The Immediate Field

In conclusion it may be well to state, as a record of the times, and for possible suggestive value, some of the present problems of horticulture.

Experimentation is needed in the oldest of horticultural operations - pruning. It must be approached through physiological botany. We know next to nothing about the feeding of plants and the influences of the food elements on plant-products - current methods of fertilizing are largely arbitrary. Many questions having to do with sex are before us. There is need of more precise knowledge about bud-formation and the setting and dropping of fruits. There is yet much to be done in the classification and description of horticultural plants. More than elsewhere in agriculture, horticultural plants are inter-planted as in catch-crops, cover-crops and in crop-rotation; the inter-relationships of plants and the effects of crop residues, therefore, must be studied. Greater knowledge of the associations of plants would throw new light on the relations of climates and soils to plant-growing - plant ecology. We have not yet reached the limit of improvement in any cultivated species and plant-breeding must be given attention. The relationships of parasites and hosts involving the whole matter of predisposition, resistance and immunity offer a series of problems. The good and bad effects of sprays, quite aside from their insecticidal or fungicidal functions, are worthy of study.

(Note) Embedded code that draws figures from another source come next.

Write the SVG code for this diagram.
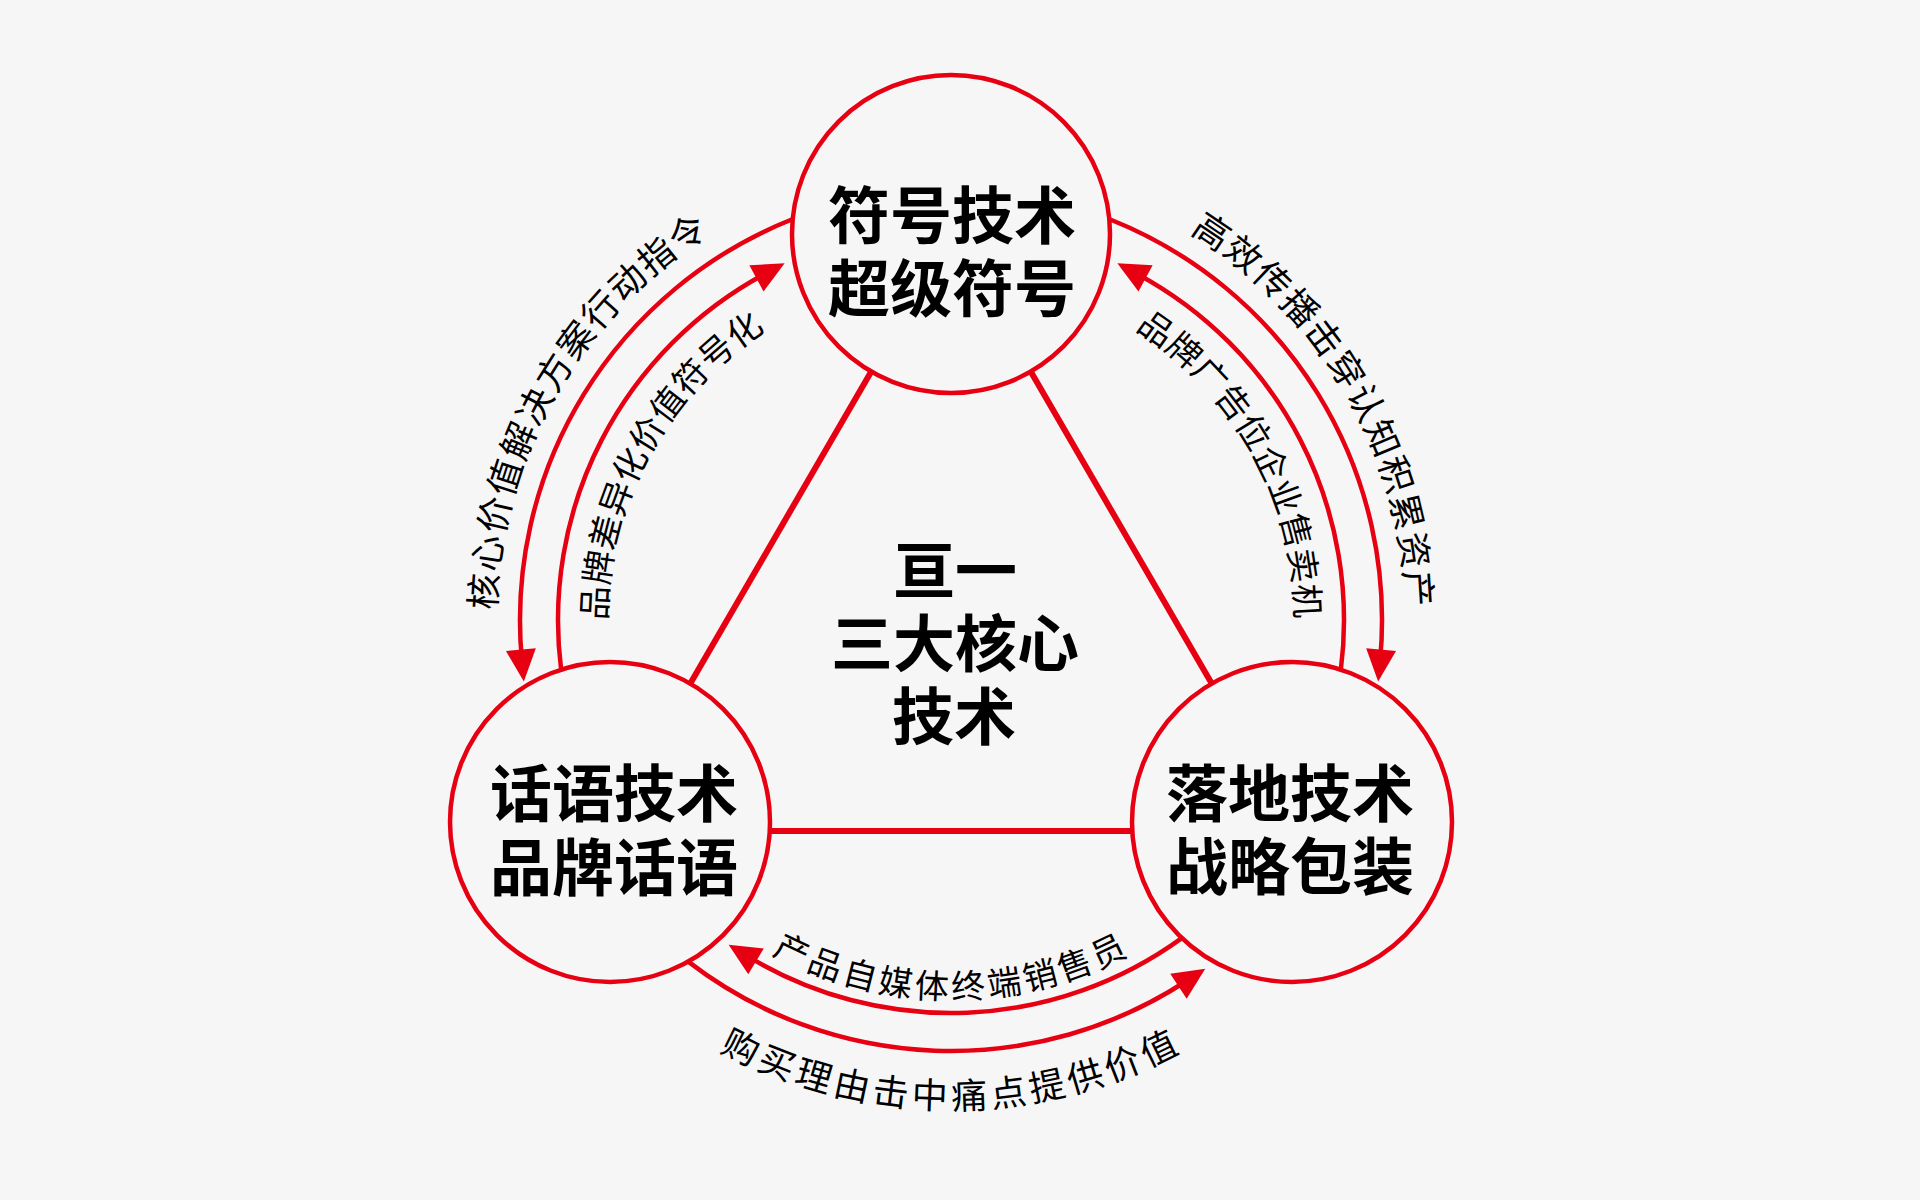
<svg xmlns="http://www.w3.org/2000/svg" width="1920" height="1200" viewBox="0 0 1920 1200">
<defs>
<style>
.bg{fill:#f7f6f7}
.node circle{fill:#f7f6f7;stroke:#e60012;stroke-width:4.5}
.title{font-family:"Noto Sans CJK SC","Noto Sans",sans-serif;font-weight:700;font-size:62px;fill:#000;text-anchor:middle;dominant-baseline:central}
.edge{fill:none;stroke:#e60012;stroke-width:6}
.arc{fill:none;stroke:#e60012;stroke-width:4.5;marker-end:url(#ah)}
.lbl{font-family:"Noto Sans CJK SC","Noto Sans",sans-serif;font-weight:400;fill:#000;dominant-baseline:central;text-anchor:middle}
.lo{font-size:36px;letter-spacing:3px}
.li{font-size:34px;letter-spacing:2px}
</style>
<marker id="ah" markerUnits="userSpaceOnUse" viewBox="0 0 32 30" markerWidth="32" markerHeight="30" refX="10" refY="15" orient="auto" overflow="visible">
<path d="M0,0 L32,15 L0,30 z" fill="#e60012"/>
</marker>
<path id="tOL" d="M496.48,743.49 A471,471 0 0 1 827.51,165.48"/>
<path id="tOR" d="M1074.49,165.48 A471,471 0 0 1 1405.52,743.49"/>
<path id="tIL" d="M606.26,720.16 A359,359 0 0 1 850.84,275.26"/>
<path id="tIR" d="M1051.16,275.26 A359,359 0 0 1 1295.74,720.16"/>
<path id="tIB" d="M693.61,877.39 A364,364 0 0 0 1208.39,877.39"/>
<path id="tOB" d="M616.54,954.46 A473,473 0 0 0 1285.46,954.46"/>
</defs>
<rect class="bg" x="0" y="0" width="1920" height="1200"/>

<g id="connectors">
<line class="edge" x1="870.7" y1="372.4" x2="690.3" y2="683.6"/>
<line class="edge" x1="1031.3" y1="372.4" x2="1211.7" y2="683.6"/>
<line class="edge" x1="768" y1="831" x2="1134" y2="831"/>
<path id="arc-outer-left" class="arc" d="M791.77,219.49 A431,431 0 0 0 521.82,659.63"/>
<path id="arc-inner-left" class="arc" d="M561.13,669.53 A393,393 0 0 1 765.26,273.66"/>
<path id="arc-outer-right" class="arc" d="M1110.23,219.49 A431,431 0 0 1 1380.18,659.63"/>
<path id="arc-inner-right" class="arc" d="M1340.87,669.53 A393,393 0 0 0 1136.74,273.66"/>
<path id="arc-outer-bottom" class="arc" d="M688.24,961.64 A431,431 0 0 0 1186.84,980.75"/>
<path id="arc-inner-bottom" class="arc" d="M1181.78,938.11 A393,393 0 0 1 747.47,956.19"/>
</g>

<g id="edge-labels">
<text class="lbl lo"><textPath href="#tOL" startOffset="50%">核心价值解决方案行动指令</textPath></text>
<text class="lbl li"><textPath href="#tIL" startOffset="50%">品牌差异化价值符号化</textPath></text>
<text class="lbl lo"><textPath href="#tOR" startOffset="50%">高效传播击穿认知积累资产</textPath></text>
<text class="lbl li"><textPath href="#tIR" startOffset="50%">品牌广告位企业售卖机</textPath></text>
<text class="lbl li"><textPath href="#tIB" startOffset="50%">产品自媒体终端销售员</textPath></text>
<text class="lbl lo"><textPath href="#tOB" startOffset="50%">购买理由击中痛点提供价值</textPath></text>
</g>

<g id="node-symbol" class="node">
<circle cx="951" cy="234" r="159"/>
<text class="title" x="952" y="212">符号技术</text>
<text class="title" x="952" y="285">超级符号</text>
</g>
<g id="node-speech" class="node">
<circle cx="610" cy="822" r="160"/>
<text class="title" x="614" y="790">话语技术</text>
<text class="title" x="614" y="864">品牌话语</text>
</g>
<g id="node-landing" class="node">
<circle cx="1292" cy="822" r="160"/>
<text class="title" x="1290" y="790">落地技术</text>
<text class="title" x="1290" y="863">战略包装</text>
</g>
<g id="center-title">
<text class="title" x="955" y="567">亘一</text>
<text class="title" x="955" y="640">三大核心</text>
<text class="title" x="954" y="713">技术</text>
</g>
</svg>
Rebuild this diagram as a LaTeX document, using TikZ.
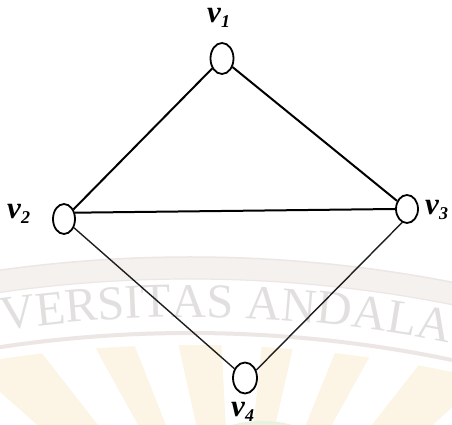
\documentclass[tikz,border=0pt]{standalone}
\usepackage{fontspec}
\setmainfont{Liberation Serif}
\usetikzlibrary{shapes.geometric,decorations.text}
\definecolor{wmtext}{HTML}{E2DFDF}
\definecolor{wmring}{HTML}{F5F1EF}
\definecolor{wmline}{HTML}{ECE6E4}
\definecolor{wmcream}{HTML}{FCF4E4}
\definecolor{wmgreen}{HTML}{E6F4DF}
\definecolor{edgegrey}{HTML}{1E1E1E}
\newcommand{\wmfont}{\fontsize{48.5}{48.5}\selectfont}
\newcommand{\vlab}[1]{\textbf{\textit{v}}\raisebox{-4.5pt}{\fontsize{18}{18}\selectfont\bfseries\itshape #1}}
\begin{document}
\begin{tikzpicture}[x=1pt,y=1pt,
  vertex/.style={ellipse, draw=black, line width=1.8pt, fill=white, inner sep=0pt},
  vlabel/.style={font=\fontsize{31}{31}\selectfont, inner sep=0pt, anchor=base west},
  edge/.style={line width=2pt, black},
  thinedge/.style={line width=1.4pt, edgegrey}]
\useasboundingbox (0,0) rectangle (452,425);
% ---- faint watermark in the background ----
\begin{scope}
\clip (0,0) rectangle (452,425);
\fill[wmcream] (190,-1192) circle (1272);
\foreach \a in {143,123.5,107,88.5,72.5,56.5,37} {
  \fill[white] (235,-175) -- ++(\a-4.5:800) -- ++(\a+94.5:{2*800*sin(4.5)}) -- cycle;
}
\fill[wmgreen] (262,-8) ellipse (40 and 12);
\draw[wmline, line width=4pt] (190,-1192) ++(100:1284) arc[start angle=100, end angle=75, radius=1284];
\fill[wmring, even odd rule] (190,-1192) circle (1360) (190,-1192) circle (1338);
\draw[wmline, line width=1.5pt] (190,-1192) circle (1360);
\draw[wmline, line width=1.2pt] (190,-1192) circle (1338);
\path[decorate, decoration={text along path, text={|\wmfont|VERSITAS ANDALA}, text color=wmtext, text align=left}]
  (190,-1192) ++(98.3:1300) arc[start angle=98.3, end angle=75, radius=1300];
\end{scope}
% ---- graph ----
\node[vertex, minimum width=23pt, minimum height=31pt] (v1) at (222,366.5) {};
\node[vertex, minimum width=22pt, minimum height=30pt] (v2) at (64,206) {};
\node[vertex, minimum width=22pt, minimum height=28pt] (v3) at (407,216) {};
\node[vertex, minimum width=24pt, minimum height=31pt] (v4) at (245,47) {};
\draw[edge] (v1) -- (v2);
\draw[edge] (v1) -- (v3);
\draw[edge] (v2.30) -- (v3.west);
\draw[thinedge] (v2) -- (v4);
\draw[thinedge] (v3.250) -- (v4.35);
\node[vlabel] (l1) at (207,402) {\vlab{1}};
\node[vlabel] (l2) at (7,206) {\vlab{2}};
\node[vlabel] (l3) at (425,210) {\vlab{3}};
\node[vlabel] (l4) at (231,8) {\vlab{4}};
\end{tikzpicture}
\end{document}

Much has been written but very little is really known about the reciprocal influences of stock and graft. The whole matter of stocks needs experimental attention, fruit-growers in particular having little to guide them in the choice of stocks for the several fruits. We know that cultivated plants vary greatly: are any of the variations heritable or do they appear and disappear with the individual? A study of the last problem would bring one to a much-needed investigation of mutations. Acclimatization deserves consideration. There yet remain many native plants worthy of domestication. Forcing of plants brings up many problems; as, the influence of heated soils and atmospheres, soil sterilization, artificial fights in place of sunlight, the use of electricity in forcing growth and the physiological disturbances of the plant brought about by the changed environment. Lastly, those who ship and store horticultural products are calling for experimental aid to solve their many problems.

Extension Teaching In Horticulture

Extension work is the effort made by an institution of higher learning to carry outside its own walls and directly to the people, any form of helpful educational influence. A state university, or institution that derives financial support from the state, may legitimately be called upon to give instruction to the people who cannot attend its courses, if means are provided for the performance of this office. Such an institution no longer fulfils its complete function when it confines itself to teaching students who come to it and to the investigation of problems within its laboratories. A strong college of arts and science, necessarily the center of the great university of today, may extend its educational ideals and its higher educational functions to the people of the state as well as to the students who reside within it. The professional schools of law, medicine, education, engineering, journalism, agriculture and others (articulated with the college of arts and science, to make up the university) are each investigating the problems of their respective fields and gathering information that may be carried to the people of the state, through organized extension work.

More and more the people are coming to depend upon this information as a basis for better enactment, better municipal functions, better sanitation, better regulations as to health, better civic improvement of all phases, and last, but not least, better agriculture, better roads, and a higher plane of country fife.

Extension work in horticulture is that phase of organized extension activity that has to do with better production, better handling and better marketing of horticultural products and the higher efforts of living to which this work contributes.

Horticultural extension is conducted by means of private letters, lectures, publications, correspondence courses, demonstration schools, demonstration experiments, and the like.